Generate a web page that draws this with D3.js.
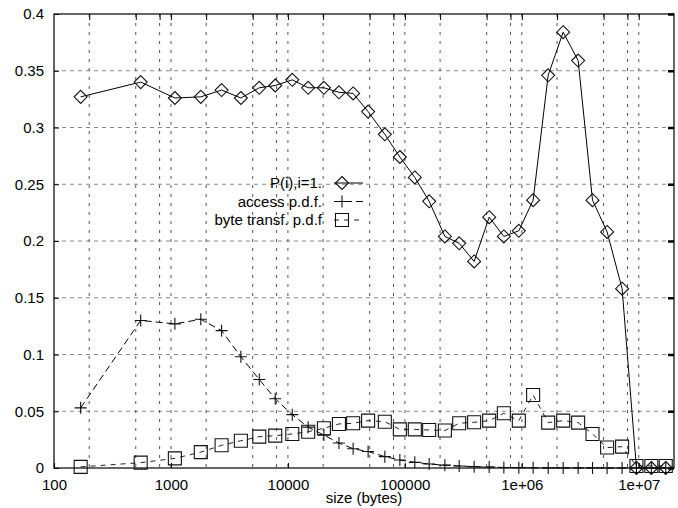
<!DOCTYPE html>
<html>
<head>
<meta charset="utf-8">
<script src="https://cdn.jsdelivr.net/npm/d3@7"></script>
<style>
  body { margin: 0; background: #fff; }
  svg { font-family: "Liberation Sans", Arial, sans-serif; }
</style>
</head>
<body>
<svg class="chart" width="678" height="508"></svg>
<script>
// bin sizes (bytes)
const sizes = [169, 551, 1080, 1800, 2710, 3960, 5690, 7790, 10900, 14900, 20300, 27300, 36100,
  48500, 67400, 90600, 121600, 161300, 219800, 291300, 391000, 525700, 701900, 942500,
  1249000, 1680000, 2256000, 3030000, 4020000, 5360000, 7200000, 9550000, 12800000, 17000000]

const pOne = [0.327, 0.340, 0.326, 0.327, 0.333, 0.326, 0.335, 0.337, 0.342, 0.335, 0.335, 0.331, 0.330,
  0.314, 0.294, 0.274, 0.256, 0.235, 0.204, 0.198, 0.182, 0.221, 0.204, 0.209,
  0.236, 0.346, 0.384, 0.359, 0.236, 0.208, 0.158, 0, 0, 0]

const accessPdf = [0.053, 0.130, 0.127, 0.131, 0.121, 0.098, 0.078, 0.061, 0.047, 0.036, 0.029, 0.022, 0.017,
  0.0145, 0.010, 0.007, 0.005, 0.0035, 0.0025, 0.0018, 0.0012, 0.0008, 0.0005, 0.0003,
  0.0002, 0.0001, 0.0001, 0.0001, 0.0001, 0, 0, 0, 0, 0]

const bytePdf = [0.001, 0.0047, 0.0085, 0.014, 0.020, 0.024, 0.0276, 0.0285, 0.030, 0.032, 0.035, 0.0388, 0.0394,
  0.0417, 0.0408, 0.034, 0.034, 0.0335, 0.033, 0.0394, 0.0403, 0.0417, 0.0482, 0.0417,
  0.0643, 0.040, 0.0417, 0.040, 0.030, 0.018, 0.0188, 0.0018, 0.0018, 0.0018]

const yTicks = [0, 0.05, 0.1, 0.15, 0.2, 0.25, 0.3, 0.35, 0.4]
const xTicks = [100, 1e3, 1e4, 1e5, 1e6, 1e7]
const xTickLabels = ['100', '1000', '10000', '100000', '1e+06', '1e+07']
const xGrid = [200, 500, 800, 1e3, 2e3, 5e3, 8e3, 1e4, 2e4, 5e4, 8e4, 1e5,
  2e5, 5e5, 8e5, 1e6, 2e6, 5e6, 8e6, 1e7]

const seriesNames = ['P(i),i=1.', 'access p.d.f.', 'byte transf. p.d.f']

const m = {left: 54, right: 674, top: 14, bottom: 468}

const x = d3.scaleLog([100, 2e7], [m.left, m.right])
const y = d3.scaleLinear([0, 0.4], [m.bottom, m.top])

const svg = d3.select('.chart')

// grid
svg.append('g')
  .selectAll('line')
  .data(yTicks.slice(1, -1))
  .join('line')
    .attr('x1', m.left).attr('x2', m.right)
    .attr('y1', d => y(d)).attr('y2', d => y(d))
    .attr('stroke', '#888')
    .attr('stroke-dasharray', '4,4')

svg.append('g')
  .selectAll('line')
  .data(xGrid)
  .join('line')
    .attr('x1', d => x(d)).attr('x2', d => x(d))
    .attr('y1', m.top).attr('y2', m.bottom)
    .attr('stroke', '#555')
    .attr('stroke-dasharray', '3,6')

// axes, ticks inward like gnuplot
const yAxis = d3.axisLeft(y)
  .tickValues(yTicks)
  .tickFormat(d => String(+d.toFixed(2)))
  .tickSize(-5)
  .tickPadding(10)
svg.append('g')
  .attr('transform', `translate(${m.left},0)`)
  .call(yAxis)
  .call(g => g.select('.domain').remove())

const yAxisRight = d3.axisRight(y).tickValues(yTicks).tickSize(-6).tickFormat('')
svg.append('g')
  .attr('transform', `translate(${m.right},0)`)
  .call(yAxisRight)
  .call(g => g.selectAll('.tick line').attr('stroke-width', 2.5))
  .call(g => g.select('.domain').remove())

const xAxis = d3.axisBottom(x)
  .tickValues(xTicks)
  .tickFormat((d, i) => xTickLabels[i])
  .tickSize(-5)
  .tickPadding(11)
svg.append('g')
  .attr('transform', `translate(0,${m.bottom})`)
  .call(xAxis)
  .call(g => g.select('.domain').remove())

const xAxisTop = d3.axisTop(x).tickValues(xGrid).tickSize(-6).tickFormat('')
svg.append('g')
  .attr('transform', `translate(0,${m.top})`)
  .call(xAxisTop)
  .call(g => g.select('.domain').remove())

svg.selectAll('.tick text').attr('font-size', 15).attr('font-family', '"Liberation Sans", Arial, sans-serif').attr('fill', '#000')

// border
svg.append('rect')
  .attr('x', m.left).attr('y', m.top)
  .attr('width', m.right - m.left).attr('height', m.bottom - m.top)
  .attr('fill', 'none')
  .attr('stroke', '#000')
  .attr('stroke-width', 1.2)

svg.append('text')
  .text('size (bytes)')
  .attr('x', (m.left + m.right) / 2)
  .attr('y', 503)
  .attr('text-anchor', 'middle')
  .attr('font-size', 15)

// series
const diamond = 'M0,-6.5L6.5,0L0,6.5L-6.5,0Z'
const plus = 'M-6,0H6M0,-6V6'
const square = 'M-6.5,-6.5H6.5V6.5H-6.5Z'

const series = [
  {name: seriesNames[0], values: pOne, dash: null, color: '#000', mark: diamond},
  {name: seriesNames[1], values: accessPdf, dash: '7,4', color: '#000', mark: plus},
  {name: seriesNames[2], values: bytePdf, dash: '5,5', color: '#222', mark: square}
]

const line = d3.line()
  .x((d, i) => x(sizes[i]))
  .y(d => y(d))

series.forEach(s => {
  svg.append('path')
    .attr('d', line(s.values))
    .attr('fill', 'none')
    .attr('stroke', s.color)
    .attr('stroke-width', 1)
    .attr('stroke-dasharray', s.dash)

  svg.append('g')
    .selectAll('path')
    .data(s.values)
    .join('path')
      .attr('transform', (d, i) => `translate(${x(sizes[i])},${y(d)})`)
      .attr('d', s.mark)
      .attr('fill', 'none')
      .attr('stroke', '#111')
      .attr('stroke-width', 1.1)
})

// legend
const legend = svg.append('g')
  .selectAll('g')
  .data(series)
  .join('g')
    .attr('transform', (d, i) => `translate(0,${183 + i * 18.5})`)

legend.append('text')
  .text(d => d.name)
  .attr('x', 322)
  .attr('dy', '0.35em')
  .attr('text-anchor', 'end')
  .attr('font-size', 15)

legend.append('line')
  .attr('x1', 334).attr('x2', 363)
  .attr('stroke', d => d.color)
  .attr('stroke-dasharray', d => d.dash)

legend.append('path')
  .attr('transform', 'translate(342,0)')
  .attr('d', d => d.mark)
  .attr('fill', 'none')
  .attr('stroke', '#111')
  .attr('stroke-width', 1.1)
</script>
</body>
</html>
----------
(Exercise objective):
Pictures excluded, repeat exactly the lines from the top of the material through the line with "0.0018, 0.0018, 0.0018]", including both of those lines.

(Problem solution):
Generate a web page that draws this with D3.js.
<!DOCTYPE html>
<html>
<head>
<meta charset="utf-8">
<script src="https://cdn.jsdelivr.net/npm/d3@7"></script>
<style>
  body { margin: 0; background: #fff; }
  svg { font-family: "Liberation Sans", Arial, sans-serif; }
</style>
</head>
<body>
<svg class="chart" width="678" height="508"></svg>
<script>
// bin sizes (bytes)
const sizes = [169, 551, 1080, 1800, 2710, 3960, 5690, 7790, 10900, 14900, 20300, 27300, 36100,
  48500, 67400, 90600, 121600, 161300, 219800, 291300, 391000, 525700, 701900, 942500,
  1249000, 1680000, 2256000, 3030000, 4020000, 5360000, 7200000, 9550000, 12800000, 17000000]

const pOne = [0.327, 0.340, 0.326, 0.327, 0.333, 0.326, 0.335, 0.337, 0.342, 0.335, 0.335, 0.331, 0.330,
  0.314, 0.294, 0.274, 0.256, 0.235, 0.204, 0.198, 0.182, 0.221, 0.204, 0.209,
  0.236, 0.346, 0.384, 0.359, 0.236, 0.208, 0.158, 0, 0, 0]

const accessPdf = [0.053, 0.130, 0.127, 0.131, 0.121, 0.098, 0.078, 0.061, 0.047, 0.036, 0.029, 0.022, 0.017,
  0.0145, 0.010, 0.007, 0.005, 0.0035, 0.0025, 0.0018, 0.0012, 0.0008, 0.0005, 0.0003,
  0.0002, 0.0001, 0.0001, 0.0001, 0.0001, 0, 0, 0, 0, 0]

const bytePdf = [0.001, 0.0047, 0.0085, 0.014, 0.020, 0.024, 0.0276, 0.0285, 0.030, 0.032, 0.035, 0.0388, 0.0394,
  0.0417, 0.0408, 0.034, 0.034, 0.0335, 0.033, 0.0394, 0.0403, 0.0417, 0.0482, 0.0417,
  0.0643, 0.040, 0.0417, 0.040, 0.030, 0.018, 0.0188, 0.0018, 0.0018, 0.0018]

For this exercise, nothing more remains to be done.